Detecting multiple metal ions, especially those from the same periodic group, is quite challenging with a single fluorophore-based sensing method because of their similar chemical properties. We introduce a unique fluorescent probe that can identify Zn2+, Cd2+, and Pb2+ simultaneously from their mixture, even in the presence of other metal ions, with the first two being in the same group of the periodic table. The design of the probe (L1) is based on the selective binding of Zn2+ or Cd2+, which triggers the fluorescence response of the phenolic aldehyde chromophore moiety, changing it from off- to on-mode due to its linkage with 2-((pyridin-2-yl)methylamino)methyl)phenol, which restricts the photo-induced electron transfer (PET) process upon metal ion binding.
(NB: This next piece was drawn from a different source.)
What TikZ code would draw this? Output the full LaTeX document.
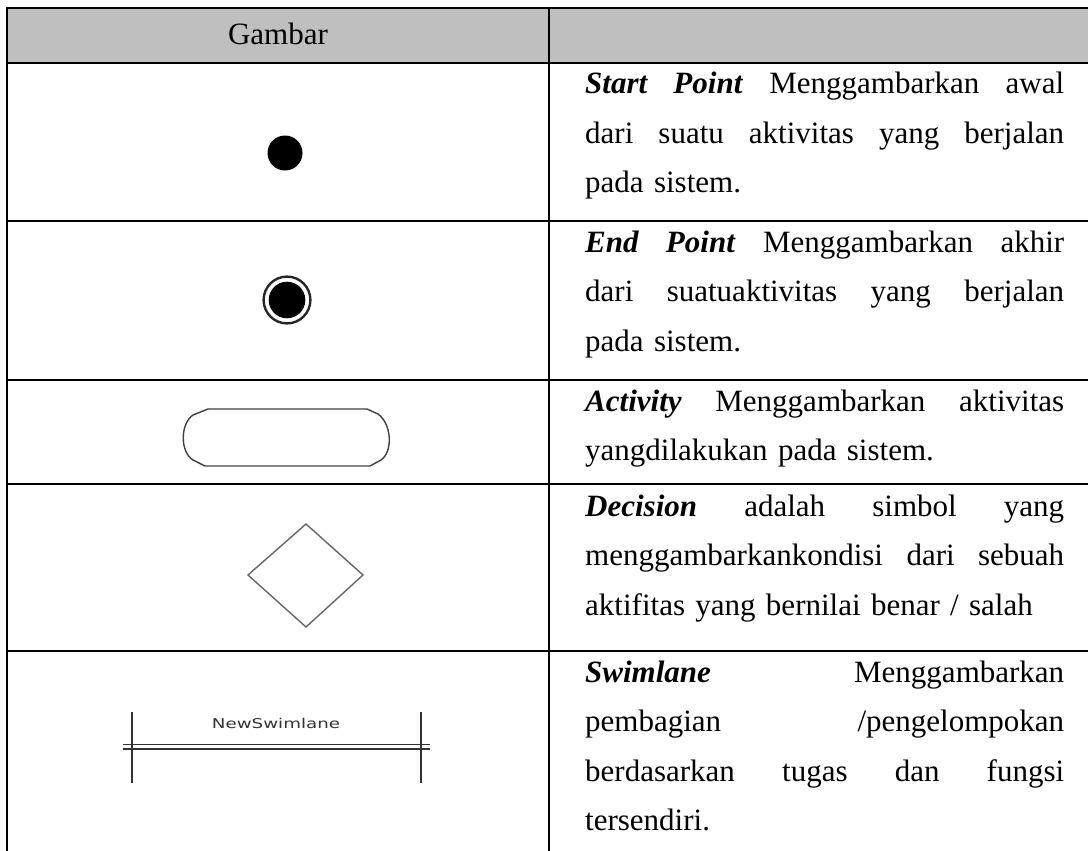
\documentclass[tikz,border=0pt]{standalone}
\usepackage{graphicx}
\usepackage{fontspec}
\setmainfont{Liberation Serif}
\newfontfamily\pixsans{DejaVu Sans}
\newcommand{\jl}[1]{\leavevmode\hbox to 479pt{\spaceskip=0.25em plus 1fil\relax #1}}
\newcommand{\bi}[1]{\textbf{\textit{#1}}}
\begin{document}
\begin{tikzpicture}[x=1pt,y=-1pt,
  tbl/.style={line width=2.2pt,black},
  hdr/.style={fill=black!25},
  shp/.style={line width=1.4pt,draw=black!75},
  desc/.style={anchor=base west,inner sep=0pt,text width=479pt,align=left,font=\fontsize{31}{49.5}\selectfont},
  head/.style={anchor=base,inner sep=0pt,font=\fontsize{31}{36}\selectfont}]
\useasboundingbox (0,0) rectangle (1088,851);
\clip (0,0) rectangle (1088,851);
% header
\fill[hdr] (7,8) rectangle (1090,63);
% grid
\draw[tbl] (7,8) -- (1092,8);
\draw[tbl] (7,63) -- (1092,63);
\draw[tbl] (7,221) -- (1092,221);
\draw[tbl] (7,380) -- (1092,380);
\draw[tbl] (7,484) -- (1092,484);
\draw[tbl] (7,651) -- (1092,651);
\draw[tbl] (7,7) -- (7,855);
\draw[tbl] (549,7) -- (549,855);
\node[head] (hgambar) at (278,45) {Gambar};
% start point
\coordinate (startpt) at (285,153);
\fill[black] (startpt) circle (17.5);
% end point
\coordinate (endpt) at (287,300);
\draw[line width=2.4pt,black!85] (endpt) circle (23.4);
\fill[black] (endpt) circle (18.3);
% activity
\draw[shp] (208,409) -- (367,409) -- (378,414) .. controls (392,424) and (393,452) .. (381,460)
  -- (370,466) -- (205,466) -- (193,460) .. controls (180,452) and (180,424) .. (193,415) -- cycle;
% decision
\draw[shp,draw=black!60] (306,524) -- (363,575) -- (306,627) -- (248,575) -- cycle;
% swimlane
\draw[line width=2pt,black!80] (132,712) -- (132,783);
\draw[line width=2pt,black!80] (421,712) -- (421,783);
\draw[line width=1.6pt,black!80] (123,744.5) -- (430,744.5);
\draw[line width=1.6pt,black!80] (123,749) -- (430,749);
\node[inner sep=0pt,anchor=base,text=black!80] (swimname) at (276,728)
  {\scalebox{1.35}[1]{\pixsans\fontsize{13.5}{14}\selectfont NewSwimlane}};
% descriptions
\node[desc] (dstart) at (585,94) {\jl{\bi{Start Point} Menggambarkan awal}\\
\jl{dari suatu aktivitas yang berjalan}\\
pada sistem.};
\node[desc] (dend) at (585,252) {\jl{\bi{End Point} Menggambarkan akhir}\\
\jl{dari suatuaktivitas yang berjalan}\\
pada sistem.};
\node[desc] (dact) at (585,411) {\jl{\bi{Activity} Menggambarkan aktivitas}\\
yangdilakukan pada sistem.};
\node[desc] (ddec) at (585,516) {\jl{\bi{Decision} adalah simbol yang}\\
\jl{menggambarkankondisi dari sebuah}\\
aktifitas yang bernilai benar / salah};
\node[desc] (dswim) at (585,682) {\jl{\bi{Swimlane} Menggambarkan}\\
\jl{pembagian /pengelompokan}\\
\jl{berdasarkan tugas dan fungsi}\\
tersendiri.};
\end{tikzpicture}
\end{document}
Pb2+ acts as an unique metal ion, replacing Cd(II) but not Zn(II) from their respective complexes with L1. Using Pb2+'s preferential interaction with the Cd(II)-complex, we were able to quantify not only Zn2+ and Cd2+, but also the presence of Pb2+ in their mixture with detection limit below 0.01 micro-M. This can be achieved by formulating suitable analytical equations to determine the intensity value related to Cd(II)/L1 from the total intensity affected by all three metal ions, as well as the intensity reduction caused by Pb2+ for Cd(II)/L1. We measured Zn2+, Cd2+, and Pb2+ contents in nearby industrial wastewater. Fluorescence bio-imaging studies indicate that the probe is very effective in identifying elevated level of Zn2+ and Cd2+ in cancer cells. Furthermore, we demonstrated that L1's reversible fluorescence responses in the presence of Zn2+, Cd2+, and Pb2+ are suitable for the application of molecular logic gates.